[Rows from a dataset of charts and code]

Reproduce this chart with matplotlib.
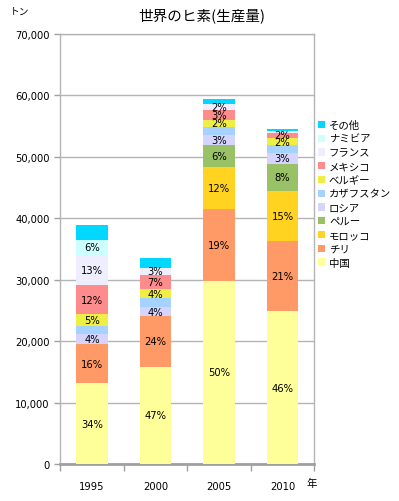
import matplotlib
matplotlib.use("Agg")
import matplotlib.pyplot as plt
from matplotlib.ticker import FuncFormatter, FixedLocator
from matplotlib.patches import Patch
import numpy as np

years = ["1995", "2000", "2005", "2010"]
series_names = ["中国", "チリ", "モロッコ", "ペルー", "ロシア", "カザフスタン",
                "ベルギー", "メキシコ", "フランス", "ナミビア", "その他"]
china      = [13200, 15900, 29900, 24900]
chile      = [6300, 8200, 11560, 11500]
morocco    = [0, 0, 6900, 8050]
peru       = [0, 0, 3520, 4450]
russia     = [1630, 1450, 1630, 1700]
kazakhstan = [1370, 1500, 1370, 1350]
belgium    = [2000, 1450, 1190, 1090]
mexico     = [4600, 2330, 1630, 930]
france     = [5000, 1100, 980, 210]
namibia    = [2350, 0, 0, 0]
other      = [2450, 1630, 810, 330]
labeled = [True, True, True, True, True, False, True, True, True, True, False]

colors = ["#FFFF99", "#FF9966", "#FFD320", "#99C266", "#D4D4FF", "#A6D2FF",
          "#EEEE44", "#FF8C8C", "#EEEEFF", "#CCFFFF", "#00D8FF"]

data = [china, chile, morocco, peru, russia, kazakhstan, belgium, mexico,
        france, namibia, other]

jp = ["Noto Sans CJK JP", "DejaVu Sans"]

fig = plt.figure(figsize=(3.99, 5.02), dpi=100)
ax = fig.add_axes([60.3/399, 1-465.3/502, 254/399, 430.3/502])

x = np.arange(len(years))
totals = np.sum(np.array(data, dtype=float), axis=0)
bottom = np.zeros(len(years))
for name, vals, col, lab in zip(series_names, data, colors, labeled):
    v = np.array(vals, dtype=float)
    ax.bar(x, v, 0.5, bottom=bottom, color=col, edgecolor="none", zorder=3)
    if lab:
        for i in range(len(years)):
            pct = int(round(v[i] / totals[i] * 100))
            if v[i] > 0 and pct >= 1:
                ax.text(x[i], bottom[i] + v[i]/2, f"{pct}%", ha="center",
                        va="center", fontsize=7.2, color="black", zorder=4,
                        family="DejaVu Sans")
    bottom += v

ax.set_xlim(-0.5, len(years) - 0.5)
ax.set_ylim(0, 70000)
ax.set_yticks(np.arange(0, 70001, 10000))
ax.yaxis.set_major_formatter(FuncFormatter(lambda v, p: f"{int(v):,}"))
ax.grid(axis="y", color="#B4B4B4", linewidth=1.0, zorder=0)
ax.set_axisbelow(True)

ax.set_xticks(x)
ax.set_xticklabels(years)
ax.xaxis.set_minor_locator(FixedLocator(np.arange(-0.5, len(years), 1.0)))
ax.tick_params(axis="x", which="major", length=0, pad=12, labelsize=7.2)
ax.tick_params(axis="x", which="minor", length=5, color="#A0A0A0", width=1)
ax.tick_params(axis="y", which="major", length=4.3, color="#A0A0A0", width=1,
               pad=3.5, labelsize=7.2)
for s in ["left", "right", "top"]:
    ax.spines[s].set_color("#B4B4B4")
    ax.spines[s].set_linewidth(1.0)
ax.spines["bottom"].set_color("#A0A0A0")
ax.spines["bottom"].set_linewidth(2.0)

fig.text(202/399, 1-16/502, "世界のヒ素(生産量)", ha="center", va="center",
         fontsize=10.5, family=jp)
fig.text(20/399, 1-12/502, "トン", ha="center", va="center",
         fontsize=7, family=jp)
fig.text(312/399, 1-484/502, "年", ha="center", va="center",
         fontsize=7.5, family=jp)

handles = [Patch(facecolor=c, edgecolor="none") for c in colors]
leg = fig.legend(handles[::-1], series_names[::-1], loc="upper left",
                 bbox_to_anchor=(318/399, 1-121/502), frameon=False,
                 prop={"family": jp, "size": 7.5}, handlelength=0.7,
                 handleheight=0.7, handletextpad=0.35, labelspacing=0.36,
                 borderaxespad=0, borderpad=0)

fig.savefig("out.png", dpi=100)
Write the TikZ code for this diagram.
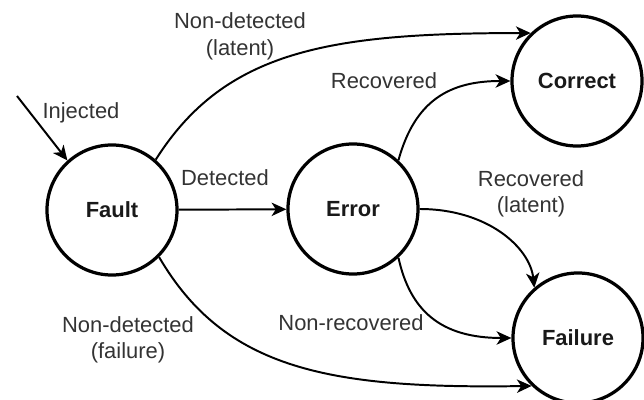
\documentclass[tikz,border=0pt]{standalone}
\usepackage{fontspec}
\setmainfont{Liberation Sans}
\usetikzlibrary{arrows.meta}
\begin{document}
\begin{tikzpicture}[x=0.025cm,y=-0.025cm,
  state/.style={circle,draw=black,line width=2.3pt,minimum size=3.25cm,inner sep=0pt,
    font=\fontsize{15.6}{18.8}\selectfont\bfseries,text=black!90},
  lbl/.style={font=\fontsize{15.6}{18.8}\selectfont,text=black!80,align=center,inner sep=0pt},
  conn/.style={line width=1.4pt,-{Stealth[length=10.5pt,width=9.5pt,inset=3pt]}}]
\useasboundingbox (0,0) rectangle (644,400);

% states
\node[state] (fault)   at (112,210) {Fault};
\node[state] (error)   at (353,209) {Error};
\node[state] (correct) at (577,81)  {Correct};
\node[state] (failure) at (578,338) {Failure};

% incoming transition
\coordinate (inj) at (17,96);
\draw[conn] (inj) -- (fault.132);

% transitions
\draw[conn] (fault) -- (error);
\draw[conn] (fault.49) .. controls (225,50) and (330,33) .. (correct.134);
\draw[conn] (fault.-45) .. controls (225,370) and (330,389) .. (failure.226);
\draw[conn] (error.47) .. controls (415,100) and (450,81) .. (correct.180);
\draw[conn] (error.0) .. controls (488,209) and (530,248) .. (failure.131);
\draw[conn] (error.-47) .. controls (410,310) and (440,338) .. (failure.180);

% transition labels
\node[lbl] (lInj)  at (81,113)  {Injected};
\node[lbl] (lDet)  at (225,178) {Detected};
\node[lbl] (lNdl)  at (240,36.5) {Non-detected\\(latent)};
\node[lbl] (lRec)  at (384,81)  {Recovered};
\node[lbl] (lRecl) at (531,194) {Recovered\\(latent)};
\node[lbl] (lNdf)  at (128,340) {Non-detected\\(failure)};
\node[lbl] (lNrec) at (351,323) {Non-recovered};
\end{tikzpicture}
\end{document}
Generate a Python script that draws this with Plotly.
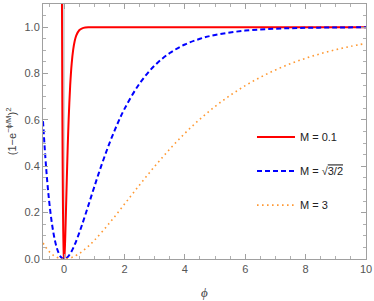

#### Directive:
From the entries above, output every line exactly and omit any image.

#### Output for this exercise:
Reproduce this chart with matplotlib.
import matplotlib
matplotlib.use("Agg")
import matplotlib.pyplot as plt
from matplotlib.ticker import FuncFormatter, FixedLocator
from matplotlib.patches import Patch
import numpy as np

years = ["1995", "2000", "2005", "2010"]
series_names = ["中国", "チリ", "モロッコ", "ペルー", "ロシア", "カザフスタン",
                "ベルギー", "メキシコ", "フランス", "ナミビア", "その他"]
china      = [13200, 15900, 29900, 24900]
chile      = [6300, 8200, 11560, 11500]
morocco    = [0, 0, 6900, 8050]
peru       = [0, 0, 3520, 4450]
russia     = [1630, 1450, 1630, 1700]
kazakhstan = [1370, 1500, 1370, 1350]
belgium    = [2000, 1450, 1190, 1090]
mexico     = [4600, 2330, 1630, 930]
france     = [5000, 1100, 980, 210]
namibia    = [2350, 0, 0, 0]
other      = [2450, 1630, 810, 330]
labeled = [True, True, True, True, True, False, True, True, True, True, False]

colors = ["#FFFF99", "#FF9966", "#FFD320", "#99C266", "#D4D4FF", "#A6D2FF",
          "#EEEE44", "#FF8C8C", "#EEEEFF", "#CCFFFF", "#00D8FF"]

data = [china, chile, morocco, peru, russia, kazakhstan, belgium, mexico,
        france, namibia, other]

jp = ["Noto Sans CJK JP", "DejaVu Sans"]

fig = plt.figure(figsize=(3.99, 5.02), dpi=100)
ax = fig.add_axes([60.3/399, 1-465.3/502, 254/399, 430.3/502])

x = np.arange(len(years))
totals = np.sum(np.array(data, dtype=float), axis=0)
bottom = np.zeros(len(years))
for name, vals, col, lab in zip(series_names, data, colors, labeled):
    v = np.array(vals, dtype=float)
    ax.bar(x, v, 0.5, bottom=bottom, color=col, edgecolor="none", zorder=3)
    if lab:
        for i in range(len(years)):
            pct = int(round(v[i] / totals[i] * 100))
            if v[i] > 0 and pct >= 1:
                ax.text(x[i], bottom[i] + v[i]/2, f"{pct}%", ha="center",
                        va="center", fontsize=7.2, color="black", zorder=4,
                        family="DejaVu Sans")
    bottom += v

ax.set_xlim(-0.5, len(years) - 0.5)
ax.set_ylim(0, 70000)
ax.set_yticks(np.arange(0, 70001, 10000))
ax.yaxis.set_major_formatter(FuncFormatter(lambda v, p: f"{int(v):,}"))
ax.grid(axis="y", color="#B4B4B4", linewidth=1.0, zorder=0)
ax.set_axisbelow(True)

ax.set_xticks(x)
ax.set_xticklabels(years)
ax.xaxis.set_minor_locator(FixedLocator(np.arange(-0.5, len(years), 1.0)))
ax.tick_params(axis="x", which="major", length=0, pad=12, labelsize=7.2)
ax.tick_params(axis="x", which="minor", length=5, color="#A0A0A0", width=1)
ax.tick_params(axis="y", which="major", length=4.3, color="#A0A0A0", width=1,
               pad=3.5, labelsize=7.2)
for s in ["left", "right", "top"]:
    ax.spines[s].set_color("#B4B4B4")
    ax.spines[s].set_linewidth(1.0)
ax.spines["bottom"].set_color("#A0A0A0")
ax.spines["bottom"].set_linewidth(2.0)

fig.text(202/399, 1-16/502, "世界のヒ素(生産量)", ha="center", va="center",
         fontsize=10.5, family=jp)
fig.text(20/399, 1-12/502, "トン", ha="center", va="center",
         fontsize=7, family=jp)
fig.text(312/399, 1-484/502, "年", ha="center", va="center",
         fontsize=7.5, family=jp)

handles = [Patch(facecolor=c, edgecolor="none") for c in colors]
leg = fig.legend(handles[::-1], series_names[::-1], loc="upper left",
                 bbox_to_anchor=(318/399, 1-121/502), frameon=False,
                 prop={"family": jp, "size": 7.5}, handlelength=0.7,
                 handleheight=0.7, handletextpad=0.35, labelspacing=0.36,
                 borderaxespad=0, borderpad=0)

fig.savefig("out.png", dpi=100)
Write the TikZ code for this diagram.
\documentclass[tikz,border=0pt]{standalone}
\usepackage{fontspec}
\setmainfont{Liberation Sans}
\usetikzlibrary{arrows.meta}
\begin{document}
\begin{tikzpicture}[x=0.025cm,y=-0.025cm,
  state/.style={circle,draw=black,line width=2.3pt,minimum size=3.25cm,inner sep=0pt,
    font=\fontsize{15.6}{18.8}\selectfont\bfseries,text=black!90},
  lbl/.style={font=\fontsize{15.6}{18.8}\selectfont,text=black!80,align=center,inner sep=0pt},
  conn/.style={line width=1.4pt,-{Stealth[length=10.5pt,width=9.5pt,inset=3pt]}}]
\useasboundingbox (0,0) rectangle (644,400);

% states
\node[state] (fault)   at (112,210) {Fault};
\node[state] (error)   at (353,209) {Error};
\node[state] (correct) at (577,81)  {Correct};
\node[state] (failure) at (578,338) {Failure};

% incoming transition
\coordinate (inj) at (17,96);
\draw[conn] (inj) -- (fault.132);

% transitions
\draw[conn] (fault) -- (error);
\draw[conn] (fault.49) .. controls (225,50) and (330,33) .. (correct.134);
\draw[conn] (fault.-45) .. controls (225,370) and (330,389) .. (failure.226);
\draw[conn] (error.47) .. controls (415,100) and (450,81) .. (correct.180);
\draw[conn] (error.0) .. controls (488,209) and (530,248) .. (failure.131);
\draw[conn] (error.-47) .. controls (410,310) and (440,338) .. (failure.180);

% transition labels
\node[lbl] (lInj)  at (81,113)  {Injected};
\node[lbl] (lDet)  at (225,178) {Detected};
\node[lbl] (lNdl)  at (240,36.5) {Non-detected\\(latent)};
\node[lbl] (lRec)  at (384,81)  {Recovered};
\node[lbl] (lRecl) at (531,194) {Recovered\\(latent)};
\node[lbl] (lNdf)  at (128,340) {Non-detected\\(failure)};
\node[lbl] (lNrec) at (351,323) {Non-recovered};
\end{tikzpicture}
\end{document}
Generate a Python script that draws this with Plotly.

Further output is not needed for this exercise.